What needs to be done: Your task is to retype the lines from the opening of the material through the line that includes "12.26, 12.08, 13.02];". Do not copy the pictures.
— begin —
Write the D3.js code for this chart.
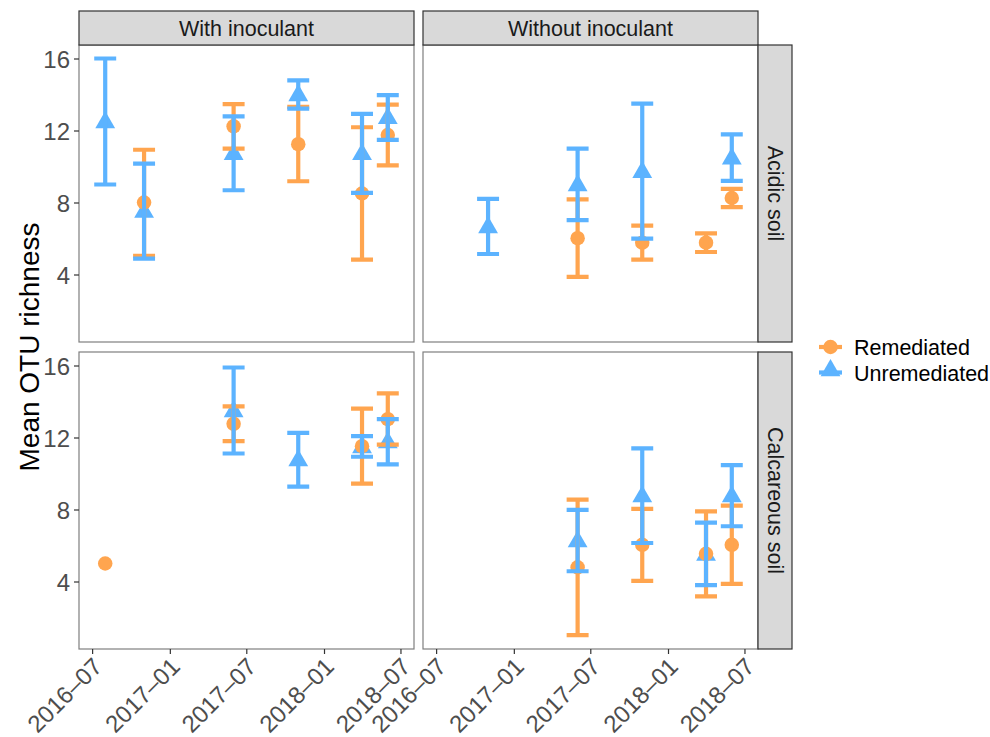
<!DOCTYPE html>
<html>
<head>
<meta charset="utf-8">
<script src="https://cdn.jsdelivr.net/npm/d3@7"></script>
<style>
  body { margin: 0; background: #fff; }
  text { font-family: "Liberation Sans", Arial, sans-serif; }
</style>
</head>
<body>
<div id="chart"></div>
<script>
'use strict';

// ---------- Data ---------- //
var dates = ['2016-08-01', '2016-11-01', '2017-06-01', '2017-11-01', '2018-04-01', '2018-06-01'];
var columns = ['With inoculant', 'Without inoculant'];
var rows = ['Acidic soil', 'Calcareous soil'];
var groups = ['Remediated', 'Unremediated'];
var yTicks = [4, 8, 12, 16];
var xTicks = ['2016-07-01', '2017-01-01', '2017-07-01', '2018-01-01', '2018-07-01'];

// acidic soil, with inoculant
var acidWithRemMean = [null, 8.0, 12.23, 11.24, 8.5, 11.75];
var acidWithRemLo   = [null, 5.03, 10.99, 9.18, 4.83, 10.06];
var acidWithRemHi   = [null, 10.93, 13.47, 13.31, 12.18, 13.44];
var acidWithUnrMean = [12.5, 7.52, 10.74, 14.0, 10.73, 12.73];
var acidWithUnrLo   = [9.0, 4.88, 8.68, 13.22, 8.53, 11.48];
var acidWithUnrHi   = [16.0, 10.16, 12.79, 14.78, 12.92, 13.97];

// acidic soil, without inoculant
var acidWithoutRemMean = [null, null, 6.02, 5.77, 5.77, 8.25];
var acidWithoutRemLo   = [null, null, 3.87, 4.83, 5.25, 7.74];
var acidWithoutRemHi   = [null, null, 8.17, 6.71, 6.29, 8.76];
var acidWithoutUnrMean = [null, 6.67, 9.0, 9.74, null, 10.49];
var acidWithoutUnrLo   = [null, 5.14, 7.02, 5.99, null, 9.2];
var acidWithoutUnrHi   = [null, 8.2, 10.99, 13.49, null, 11.78];

// calcareous soil, with inoculant
var calcWithRemMean = [5.0, null, 12.76, null, 11.52, 13.02];
var calcWithRemLo   = [null, null, 11.8, null, 9.44, 11.6];
var calcWithRemHi   = [null, null, 13.73, null, 13.6, 14.45];
var calcWithUnrMean = [null, null, 13.5, 10.77, 11.5, 11.77];
var calcWithUnrLo   = [null, null, 11.11, 9.27, 10.93, 10.51];
var calcWithUnrHi   = [null, null, 15.89, 12.26, 12.08, 13.02];

// calcareous soil, without inoculant
var calcWithoutRemMean = [null, null, 4.79, 6.04, 5.54, 6.04];
var calcWithoutRemLo   = [null, null, 1.02, 4.04, 3.17, 3.87];
var calcWithoutRemHi   = [null, null, 8.55, 8.03, 7.9, 8.21];
var calcWithoutUnrMean = [null, null, 6.27, 8.77, 5.53, 8.77];
var calcWithoutUnrLo   = [null, null, 4.57, 6.14, 3.8, 7.07];
var calcWithoutUnrHi   = [null, null, 7.98, 11.4, 7.27, 10.47];

var panelData = [
  [ // Acidic
    { rem: [acidWithRemMean, acidWithRemLo, acidWithRemHi], unr: [acidWithUnrMean, acidWithUnrLo, acidWithUnrHi] },
    { rem: [acidWithoutRemMean, acidWithoutRemLo, acidWithoutRemHi], unr: [acidWithoutUnrMean, acidWithoutUnrLo, acidWithoutUnrHi] }
  ],
  [ // Calcareous
    { rem: [calcWithRemMean, calcWithRemLo, calcWithRemHi], unr: [calcWithUnrMean, calcWithUnrLo, calcWithUnrHi] },
    { rem: [calcWithoutRemMean, calcWithoutRemLo, calcWithoutRemHi], unr: [calcWithoutUnrMean, calcWithoutUnrLo, calcWithoutUnrHi] }
  ]
];

var colors = { Remediated: '#FFA54F', Unremediated: '#5CB3FF' };

// ---------- Layout ---------- //
var width = 990, height = 737;
var colX = [[79, 414], [423, 758]];
var rowY = [[45, 342], [352, 649]];
var stripTop = 11, stripRight = 792;
var capDays = 26;
var font = '"Liberation Sans", Arial, sans-serif';

var parse = d3.timeParse('%Y-%m-%d');
var dayMs = 864e5;
var dateObjs = dates.map(parse);
var dMin = +d3.min(dateObjs) - capDays * dayMs;
var dMax = +d3.max(dateObjs) + capDays * dayMs;
var pad = (dMax - dMin) * 0.05;

var svg = d3.select('#chart').append('svg')
  .attr('width', width)
  .attr('height', height);

function toRecords(arr, group) {
  return dates.map(function (d, i) {
    return { date: dateObjs[i], mean: arr[0][i], lo: arr[1][i], hi: arr[2][i], group: group };
  }).filter(function (r) { return r.mean !== null; });
}

var circle = d3.symbol().type(d3.symbolCircle).size(165);
var triangle = d3.symbol().type(d3.symbolTriangle).size(170);

rows.forEach(function (rowName, ri) {
  columns.forEach(function (colName, ci) {
    var x = d3.scaleTime()
      .domain([new Date(dMin - pad), new Date(dMax + pad)])
      .range(colX[ci]);
    var y = d3.scaleLinear()
      .domain([0.25, 16.75])
      .range([rowY[ri][1], rowY[ri][0]]);

    var g = svg.append('g');

    // panel background + border
    g.append('rect')
      .attr('x', colX[ci][0]).attr('y', rowY[ri][0])
      .attr('width', colX[ci][1] - colX[ci][0])
      .attr('height', rowY[ri][1] - rowY[ri][0])
      .attr('fill', '#fff')
      .attr('stroke', '#7f7f7f').attr('stroke-width', 1.2);

    var p = panelData[ri][ci];
    var rem = toRecords(p.rem, 'Remediated');
    var unr = toRecords(p.unr, 'Unremediated');

    // points
    g.selectAll('path.tri').data(unr).enter().append('path')
      .attr('class', 'tri')
      .attr('d', triangle)
      .attr('transform', function (d) { return 'translate(' + x(d.date) + ',' + (y(d.mean) + 1) + ')'; })
      .attr('fill', colors.Unremediated);
    g.selectAll('path.dot').data(rem).enter().append('path')
      .attr('class', 'dot')
      .attr('d', circle)
      .attr('transform', function (d) { return 'translate(' + x(d.date) + ',' + y(d.mean) + ')'; })
      .attr('fill', colors.Remediated);

    // error bars
    [rem, unr].forEach(function (recs) {
      var eb = g.selectAll(null)
        .data(recs.filter(function (d) { return d.lo !== null; }))
        .enter().append('g')
        .attr('stroke', function (d) { return colors[d.group]; })
        .attr('stroke-width', 4.2)
        .attr('fill', 'none');
      eb.append('path')
        .attr('d', function (d) {
          var x0 = x(new Date(+d.date - capDays * dayMs));
          var x1 = x(new Date(+d.date + capDays * dayMs));
          var xc = x(d.date);
          return 'M' + x0 + ',' + y(d.hi) + 'H' + x1 +
                 'M' + xc + ',' + y(d.hi) + 'V' + y(d.lo) +
                 'M' + x0 + ',' + y(d.lo) + 'H' + x1;
        });
    });

    // y axis on left column
    if (ci === 0) {
      var ya = g.append('g')
        .attr('transform', 'translate(' + colX[ci][0] + ',0)')
        .call(d3.axisLeft(y).tickValues(yTicks).tickSize(5).tickPadding(4).tickFormat(d3.format('d')));
      ya.select('.domain').remove();
      ya.selectAll('line').attr('stroke', '#333').attr('stroke-width', 1.2);
      ya.selectAll('text').attr('fill', '#4d4d4d')
        .style('font-size', '24px').style('font-family', font)
        .attr('dy', '0.36em');
    }

    // x axis on bottom row
    if (ri === 1) {
      var xa = g.append('g')
        .attr('transform', 'translate(0,' + rowY[ri][1] + ')')
        .call(d3.axisBottom(x).tickValues(xTicks.map(parse)).tickSize(5).tickFormat(d3.timeFormat('%Y\u2013%m')));
      xa.select('.domain').remove();
      xa.selectAll('line').attr('stroke', '#333').attr('stroke-width', 1.2);
      xa.selectAll('text')
        .attr('fill', '#4d4d4d')
        .style('font-size', '24px').style('font-family', font)
        .attr('text-anchor', 'end')
        .attr('dy', null).attr('y', 0)
        .attr('transform', 'translate(11,19) rotate(-45)');
    }

    // top strips
    if (ri === 0) {
      g.append('rect')
        .attr('x', colX[ci][0]).attr('y', stripTop)
        .attr('width', colX[ci][1] - colX[ci][0]).attr('height', rowY[0][0] - stripTop)
        .attr('fill', '#d9d9d9').attr('stroke', '#333').attr('stroke-width', 1.2);
      g.append('text')
        .attr('x', (colX[ci][0] + colX[ci][1]) / 2)
        .attr('y', (stripTop + rowY[0][0]) / 2 + 7.5)
        .attr('text-anchor', 'middle')
        .attr('fill', '#1a1a1a').style('font-size', '21.5px')
        .text(colName);
    }

    // right strips
    if (ci === 1) {
      g.append('rect')
        .attr('x', colX[1][1]).attr('y', rowY[ri][0])
        .attr('width', stripRight - colX[1][1]).attr('height', rowY[ri][1] - rowY[ri][0])
        .attr('fill', '#d9d9d9').attr('stroke', '#333').attr('stroke-width', 1.2);
      var cx = (colX[1][1] + stripRight) / 2, cy = (rowY[ri][0] + rowY[ri][1]) / 2;
      g.append('text')
        .attr('transform', 'translate(' + (cx - 7.5) + ',' + cy + ') rotate(90)')
        .attr('text-anchor', 'middle')
        .attr('fill', '#1a1a1a').style('font-size', '21.5px')
        .text(rowName);
    }
  });
});

// y axis title
svg.append('text')
  .attr('transform', 'translate(39,' + ((rowY[0][0] + rowY[1][1]) / 2) + ') rotate(-90)')
  .attr('text-anchor', 'middle')
  .attr('fill', '#000').style('font-size', '28px')
  .text('Mean OTU richness');

// legend
var legend = svg.append('g').attr('transform', 'translate(819,347)');
groups.forEach(function (grp, i) {
  var lg = legend.append('g').attr('transform', 'translate(0,' + (i * 25.5) + ')');
  lg.append('line')
    .attr('x1', 0).attr('x2', 23).attr('y1', 0).attr('y2', 0)
    .attr('stroke', colors[grp]).attr('stroke-width', 4.2);
  lg.append('path')
    .attr('d', i === 0 ? circle() : triangle())
    .attr('transform', 'translate(11.5,' + (i === 0 ? 0 : -2) + ')')
    .attr('fill', colors[grp]);
  lg.append('text')
    .attr('x', 35).attr('y', 8)
    .attr('fill', '#000').style('font-size', '21.5px')
    .text(grp);
});
</script>
</body>
</html>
— end —
The reply:
Write the D3.js code for this chart.
<!DOCTYPE html>
<html>
<head>
<meta charset="utf-8">
<script src="https://cdn.jsdelivr.net/npm/d3@7"></script>
<style>
  body { margin: 0; background: #fff; }
  text { font-family: "Liberation Sans", Arial, sans-serif; }
</style>
</head>
<body>
<div id="chart"></div>
<script>
'use strict';

// ---------- Data ---------- //
var dates = ['2016-08-01', '2016-11-01', '2017-06-01', '2017-11-01', '2018-04-01', '2018-06-01'];
var columns = ['With inoculant', 'Without inoculant'];
var rows = ['Acidic soil', 'Calcareous soil'];
var groups = ['Remediated', 'Unremediated'];
var yTicks = [4, 8, 12, 16];
var xTicks = ['2016-07-01', '2017-01-01', '2017-07-01', '2018-01-01', '2018-07-01'];

// acidic soil, with inoculant
var acidWithRemMean = [null, 8.0, 12.23, 11.24, 8.5, 11.75];
var acidWithRemLo   = [null, 5.03, 10.99, 9.18, 4.83, 10.06];
var acidWithRemHi   = [null, 10.93, 13.47, 13.31, 12.18, 13.44];
var acidWithUnrMean = [12.5, 7.52, 10.74, 14.0, 10.73, 12.73];
var acidWithUnrLo   = [9.0, 4.88, 8.68, 13.22, 8.53, 11.48];
var acidWithUnrHi   = [16.0, 10.16, 12.79, 14.78, 12.92, 13.97];

// acidic soil, without inoculant
var acidWithoutRemMean = [null, null, 6.02, 5.77, 5.77, 8.25];
var acidWithoutRemLo   = [null, null, 3.87, 4.83, 5.25, 7.74];
var acidWithoutRemHi   = [null, null, 8.17, 6.71, 6.29, 8.76];
var acidWithoutUnrMean = [null, 6.67, 9.0, 9.74, null, 10.49];
var acidWithoutUnrLo   = [null, 5.14, 7.02, 5.99, null, 9.2];
var acidWithoutUnrHi   = [null, 8.2, 10.99, 13.49, null, 11.78];

// calcareous soil, with inoculant
var calcWithRemMean = [5.0, null, 12.76, null, 11.52, 13.02];
var calcWithRemLo   = [null, null, 11.8, null, 9.44, 11.6];
var calcWithRemHi   = [null, null, 13.73, null, 13.6, 14.45];
var calcWithUnrMean = [null, null, 13.5, 10.77, 11.5, 11.77];
var calcWithUnrLo   = [null, null, 11.11, 9.27, 10.93, 10.51];
var calcWithUnrHi   = [null, null, 15.89, 12.26, 12.08, 13.02];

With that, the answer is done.